The Lodi grape market is anticipated to be strong again this year, with considerable early interest in reds. Even Zinfandel for red production seems to be in strong demand, despite last year’s impressive crop. Some Chardonnay offers have started out a bit lower than last year’s contract prices, but growers have not been quick to move on them with the size of the Chardonnay crop being in question. Available Cabernet Sauvignon brings considerable interest. Pricing is mostly similar to last year, although a run-up of the spot market hasn’t seemed to take place just yet. Most buyers and growers alike are intently curious about the size of the crop in Lodi/Clarksburg after last year’s substantial crush from those regions.

Bulldozers firing up?

Any quietness in the central and southern interior market has been due to the lack of grapes available, not lack of interest. For the few contracts that expired last year and are up for renewal, buyers are eager to renew and, in most cases, quick to offer last year’s contract price as a minimum. Many buyers are also quick to offer on grapes that have come off of contracts with another buyer. This is particularly true for all red grapes, including Zinfandel and Grenache for blush programs. The white grape market in the interior is a little less exciting, with most buyers showing passive interest in generics and mild interest in Chardonnay. The floral market seems to be very warm still, but not smoking hot, like in recent years.

With bunch counts noticeably higher in 2013 (Allied’s average was 38 bunches per vine compared to last year’s 26.), the Thompson seedless market has been relatively quiet. No substantial market activity is expected until later this summer, as the raisin industry needs to decide pricing and valuation strategies. If the price is lowered much at all, bulldozers will fire up this winter. The question that must be answered is whether or not short term buyer gain would justify the long-term supply loss. The crop looks healthy on raisin varieties; the crop will average over 10 tons per acre, based on bunch counts and historical bunch weights. But considering that it is generally the “cheapest” grape out there, growers won’t keep them in the ground if they lose too much on price. Almonds and other alternative crops continue to look better.

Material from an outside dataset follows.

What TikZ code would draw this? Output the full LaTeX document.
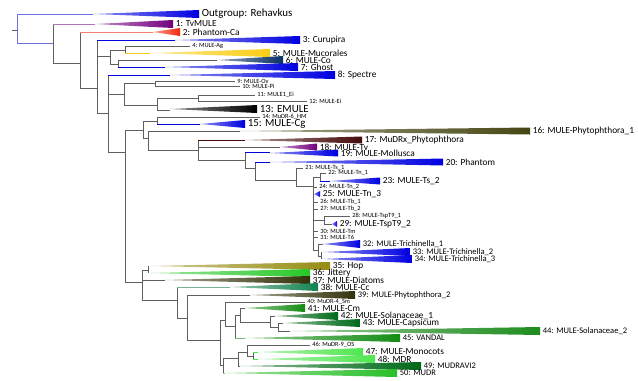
\documentclass[tikz,border=0pt]{standalone}
\usepackage{fontspec}
\setmainfont{Carlito}
\definecolor{gbr}{RGB}{95,95,95}
\definecolor{lav}{RGB}{110,110,225}
\definecolor{blueT}{RGB}{0,0,225}
\definecolor{purpT}{RGB}{115,0,125}
\definecolor{redT}{RGB}{240,40,10}
\definecolor{navyT}{RGB}{10,50,100}
\definecolor{yelT}{RGB}{250,205,20}
\definecolor{oliveD}{RGB}{70,70,20}
\definecolor{maroonT}{RGB}{70,10,10}
\definecolor{hopT}{RGB}{150,140,20}
\definecolor{jitT}{RGB}{40,200,40}
\definecolor{diaT}{RGB}{50,50,10}
\definecolor{ccT}{RGB}{20,130,80}
\definecolor{cmT}{RGB}{20,140,20}
\definecolor{dgT}{RGB}{0,105,25}
\definecolor{sol2T}{RGB}{30,140,30}
\definecolor{lgT}{RGB}{80,230,80}
\definecolor{mudrT}{RGB}{40,190,40}
\newcommand{\fbig}{\fontsize{8.2}{9}\selectfont}
\newcommand{\fmid}{\fontsize{7.0}{8}\selectfont}
\newcommand{\fsml}{\fontsize{6.4}{7}\selectfont}
\newcommand{\ftny}{\fontsize{4.8}{5}\selectfont}
\newcommand{\clade}[8]{%
  \shade[left color=#6!45, right color=#6] (#3,#2) -- (#4,#2-#5) -- (#4,#2+#5) -- cycle;
  \node[lab,font=#7] (#1) at (#4+2.5,#2) {#8};}
\newcommand{\tipl}[5]{\node[lab,font=#4] (#1) at (#3+2,#2) {#5};}
\begin{document}
\begin{tikzpicture}[x=0.75pt,y=-0.75pt,
  br/.style={draw=gbr,line width=0.55pt},
  cb/.style={draw=#1,line width=0.55pt},
  lab/.style={anchor=west,inner sep=0pt,text=black}]
\fill[white] (0,0) rectangle (638,380);
\useasboundingbox (0,0) rectangle (638,380);
% ---- branches: top part
\draw[br] (12,30) -- (17,30);
\draw[cb=lav] (17,14) -- (17,43);
\draw[cb=lav] (17,14) -- (93,14);
\draw[cb=lav] (17,43) -- (53,43);
\draw[br] (53,24) -- (53,63);
\draw[cb=purpT!55] (53,24) -- (95,24);
\draw[br] (53,63) -- (80,63);
\draw[br] (80,32) -- (80,88);
\draw[cb=redT!60] (80,32) -- (153,32);
\draw[br] (80,88) -- (97,88);
\draw[br] (97,40) -- (97,113);
\draw[cb=blueT] (97,40) -- (175,40);
\draw[br] (97,56) -- (110,56);
\draw[br] (110,50) -- (110,64);
\draw[br] (110,50) -- (125,50);
\draw[br] (125,46) -- (125,53);
\draw[br] (125,46) -- (190,46);
\draw[cb=yelT] (125,53) -- (150,53);
\draw[br] (110,64) -- (118,64);
\draw[br] (118,60) -- (118,67);
\draw[br] (118,60) -- (217,60);
\draw[cb=blueT] (118,67) -- (165,67);
\draw[br] (97,113) -- (108,113);
\draw[br] (108,75) -- (108,152);
\draw[cb=blueT] (108,75) -- (170,75);
\draw[br] (108,94) -- (124,94);
\draw[br] (124,83) -- (124,105);
\draw[br] (124,83) -- (155,83);
\draw[br] (155,81) -- (155,86);
\draw[br] (155,81) -- (235,81);
\draw[br] (155,86) -- (240,86);
\draw[br] (124,105) -- (157,105);
\draw[br] (157,98) -- (157,110);
\draw[br] (157,98) -- (198,98);
\draw[br] (198,95) -- (198,101);
\draw[br] (198,95) -- (255,95);
\draw[br] (198,101) -- (307,101);
\draw[br] (157,110) -- (170,110);
% ---- middle part
\draw[br] (108,152) -- (125,152);
\draw[br] (125,130) -- (125,282);
\draw[br] (125,130) -- (143,130);
\draw[br] (143,121) -- (143,138);
\draw[br] (143,121) -- (157,121);
\draw[br] (157,117) -- (157,124);
\draw[br] (157,117) -- (260,117);
\draw[cb=blueT] (157,124) -- (200,124);
\draw[br] (143,138) -- (148,138);
\draw[br] (148,131) -- (148,150);
\draw[br] (148,131) -- (240,131);
\draw[br] (148,150) -- (198,150);
\draw[br] (198,140) -- (198,160);
\draw[cb=maroonT] (198,140) -- (245,140);
\draw[br] (198,147) -- (280,147);
\draw[br] (198,160) -- (245,160);
\draw[br] (245,152) -- (245,168);
\draw[cb=blueT] (245,152) -- (270,152);
\draw[br] (245,168) -- (255,168);
\draw[br] (255,162) -- (255,180);
\draw[cb=blueT] (255,162) -- (270,162);
\draw[br] (255,180) -- (296,180);
\draw[br] (296,168) -- (296,186);
\draw[br] (296,168) -- (303,168);
\draw[br] (296,186) -- (313,186);
\draw[br] (313,177) -- (313,250);
\draw[br] (313,177) -- (320,177);
\draw[br] (320,173) -- (320,181);
\draw[br] (320,173) -- (326,173);
\draw[cb=blueT] (320,181) -- (330,181);
\draw[br] (313,187) -- (317,187);
\draw[br] (313,202) -- (318,202);
\draw[br] (313,209) -- (318,209);
\draw[br] (313,220) -- (324,220);
\draw[br] (324,216) -- (324,224);
\draw[br] (324,216) -- (350,216);
\draw[br] (324,224) -- (332,224);
\draw[br] (313,231) -- (318,231);
\draw[br] (313,237) -- (318,237);
\draw[br] (313,250) -- (318,250);
\draw[br] (318,244) -- (318,256);
\draw[br] (318,244) -- (323,244);
\draw[br] (318,256) -- (321,256);
\draw[br] (321,252) -- (321,259);
% ---- lower part
\draw[br] (125,282) -- (142,282);
\draw[br] (142,270) -- (142,300);
\draw[br] (142,270) -- (148,270);
\draw[br] (148,266) -- (148,273);
\draw[br] (142,280) -- (165,280);
\draw[br] (142,300) -- (177,300);
\draw[br] (177,287) -- (177,318);
\draw[cb=ccT!60] (177,287) -- (230,287);
\draw[br] (177,318) -- (187,318);
\draw[br] (187,295) -- (187,340);
\draw[br] (187,295) -- (250,295);
\draw[br] (187,340) -- (220,340);
\draw[br] (220,320) -- (220,365);
\draw[br] (220,320) -- (225,320);
\draw[br] (225,302) -- (225,326);
\draw[br] (225,302) -- (305,302);
\draw[br] (225,326) -- (235,326);
\draw[br] (235,315) -- (235,338);
\draw[cb=cmT!60] (235,338) -- (245,338);
\draw[br] (235,315) -- (240,315);
\draw[br] (240,308) -- (240,322);
\draw[br] (240,308) -- (245,308);
\draw[br] (240,322) -- (270,322);
\draw[br] (270,316) -- (270,327);
\draw[br] (270,316) -- (275,316);
\draw[br] (270,327) -- (278,327);
\draw[br] (278,323) -- (278,331);
\draw[br] (278,323) -- (283,323);
\draw[br] (278,331) -- (290,331);
\draw[br] (220,365) -- (223,365);
\draw[br] (223,358) -- (223,373);
\draw[cb=mudrT!60] (223,373) -- (225,373);
\draw[br] (223,358) -- (238,358);
\draw[br] (238,352) -- (238,366);
\draw[br] (238,366) -- (240,366);
\draw[br] (238,352) -- (247,352);
\draw[br] (247,345) -- (247,356);
\draw[br] (247,345) -- (310,345);
\draw[br] (247,356) -- (253,356);
\draw[br] (253,352) -- (253,359);
\draw[cb=lgT] (253,352) -- (258,352);
\draw[cb=lgT] (253,359) -- (258,359);
% ---- collapsed clades and tips
\clade{c0}{14}{93}{199}{4}{blueT}{\fbig}{Outgroup: Rehavkus}
\clade{c1}{24}{95}{173}{4}{purpT}{\fmid}{1: TvMULE}
\clade{c2}{32}{153}{180}{4}{redT}{\fmid}{2: Phantom-Ca}
\clade{c3}{40}{175}{300}{4}{blueT}{\fmid}{3: Curupira}
\tipl{c4}{46}{190}{\ftny}{4: MULE-Ag}
\clade{c5}{53}{150}{270}{4}{yelT}{\fmid}{5: MULE-Mucorales}
\clade{c6}{60}{217}{283}{4}{navyT}{\fmid}{6: MULE-Co}
\clade{c7}{67}{165}{298}{4}{blueT}{\fmid}{7: Ghost}
\clade{c8}{75}{170}{335}{4}{blueT}{\fmid}{8: Spectre}
\tipl{c9}{81}{235}{\ftny}{9: MULE-Ov}
\tipl{c10}{86}{240}{\ftny}{10: MULE-Pi}
\tipl{c11}{95}{255}{\ftny}{11: MULE1\_Ei}
\tipl{c12}{101}{307}{\ftny}{12: MULE-Ei}
\clade{c13}{109}{170}{257}{4}{black}{\fbig}{13: EMULE}
\tipl{c14}{117}{260}{\ftny}{14: MuDR-6\_HM}
\clade{c15}{124}{200}{245}{4}{blueT}{\fbig}{15: MULE-Cg}
\clade{c16}{131}{240}{530}{3.5}{oliveD}{\fmid}{16: MULE-Phytophthora\_1}
\clade{c17}{140}{245}{362}{3.5}{maroonT}{\fmid}{17: MuDRx\_Phytophthora}
\clade{c18}{147}{280}{317}{3.5}{purpT}{\fmid}{18: MULE-Tv}
\clade{c19}{153}{270}{338}{3.5}{blueT}{\fmid}{19: MULE-Mollusca}
\clade{c20}{162}{270}{443}{3.5}{blueT}{\fmid}{20: Phantom}
\tipl{c21}{168}{303}{\ftny}{21: MULE-Ts\_1}
\tipl{c22}{173}{326}{\ftny}{22: MULE-Tn\_1}
\clade{c23}{181}{330}{380}{3.5}{blueT}{\fmid}{23: MULE-Ts\_2}
\tipl{c24}{187}{317}{\ftny}{24: MULE-Tn\_2}
\clade{c25}{194}{314}{320}{3}{blueT}{\fmid}{25: MULE-Tn\_3}
\tipl{c26}{202}{318}{\ftny}{26: MULE-Tb\_1}
\tipl{c27}{209}{318}{\ftny}{27: MULE-Tb\_2}
\tipl{c28}{216}{350}{\ftny}{28: MULE-TspT9\_1}
\clade{c29}{224}{332}{337}{3}{blueT}{\fmid}{29: MULE-TspT9\_2}
\tipl{c30}{231}{318}{\ftny}{30: MULE-Tm}
\tipl{c31}{237}{318}{\ftny}{31: MULE-T6}
\clade{c32}{244}{323}{360}{4}{blueT}{\fsml}{32: MULE-Trichinella\_1}
\clade{c33}{252}{323}{410}{4}{blueT}{\fsml}{33: MULE-Trichinella\_2}
\clade{c34}{259}{322}{412}{4}{blueT}{\fsml}{34: MULE-Trichinella\_3}
\clade{c35}{266}{150}{330}{4}{hopT}{\fmid}{35: Hop}
\clade{c36}{273}{150}{310}{4}{jitT}{\fmid}{36: Jittery}
\clade{c37}{280}{165}{310}{4}{diaT}{\fmid}{37: MULE-Diatoms}
\clade{c38}{287}{230}{318}{4}{ccT}{\fmid}{38: MULE-Cc}
\clade{c39}{295}{250}{355}{4}{diaT}{\fsml}{39: MULE-Phytophthora\_2}
\tipl{c40}{302}{305}{\ftny}{40: MuDR-4\_Sm}
\clade{c41}{308}{245}{305}{4}{cmT}{\fmid}{41: MULE-Cm}
\clade{c42}{316}{275}{338}{4}{dgT}{\fmid}{42: MULE-Solanaceae\_1}
\clade{c43}{323}{283}{360}{4}{dgT}{\fmid}{43: MULE-Capsicum}
\clade{c44}{331}{290}{540}{4}{sol2T}{\fsml}{44: MULE-Solanaceae\_2}
\clade{c45}{338}{245}{400}{4}{cmT}{\fsml}{45: VANDAL}
\tipl{c46}{345}{310}{\ftny}{46: MuDR-9\_OS}
\clade{c47}{352}{258}{363}{4}{lgT}{\fmid}{47: MULE-Monocots}
\clade{c48}{359}{258}{375}{4}{lgT}{\fmid}{48: MDR}
\clade{c49}{366}{240}{421}{4}{dgT}{\fsml}{49: MUDRAVI2}
\clade{c50}{373}{225}{397}{4}{mudrT}{\fsml}{50: MUDR}
\end{tikzpicture}
\end{document}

Looking to the future,there is optimism. Demand for California wine is outpacing the current supply of California-grown grapes. The demand for fruit produced by quality wine growers is strong, will be healthy for quality-driven wine growers for this harvest, according to Allied President Nat DiBuduo. “Prices are stable and and increasing in some case increasing, and I believe we will see fair prices with multiple-year contracts being offered,” he said.